Há indiferença que grassa na vertigem da necessidade de gratificação instantânea e na desresponsabilização como modo de vida.

Há, por fim, um Estado que dá o pior dos exemplos, tratando pessoas como números. Um Estado que desistiu de zelar pela segurança, pelo bem-estar e pela qualidade de vida dos seus cidadãos. Portugal tem um SNS débil e uma rede de cuidados paliativos que continua à espera de compromisso e ação política. E nós, o que fazemos? Em vez de procurarmos coletivamente reforçar a primeira linha de defesa dos cidadãos, despenalizamos a eutanásia.

Como democrata, como humanista e personalista, recuso que a morte seja a solução que a sociedade tem para dar aos seus elementos mais frágeis.

A vida humana não pode ser objetificada. Mas é exatamente isso que estamos a promover quando a vida ou a morte se fazem a pedido. Não é na eutanásia que está a dignidade na morte que alguns procuram.

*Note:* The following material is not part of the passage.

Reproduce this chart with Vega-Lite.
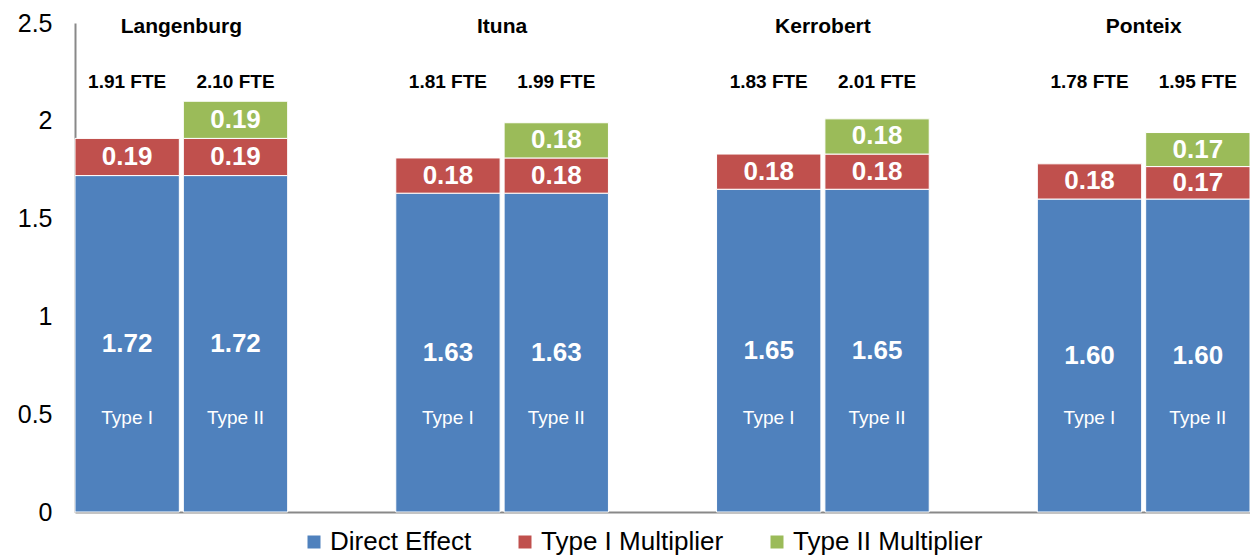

A eutanásia pela Europa tem um registo de abusos das salvaguardas. Era esperado que isso viesse a acontecer. Porque o argumento para a eutanásia é o mesmo que legitima a implosão das salvaguardas: a liberdade.

As consequências da eutanásia são inerentemente negativas, sobretudo para aqueles que qualquer político tem o dever de cuidar em primeiro lugar: os mais frágeis da sociedade.

Como autarca, como cidadão, como humanista, estou e estarei sempre contra a morte a pedido.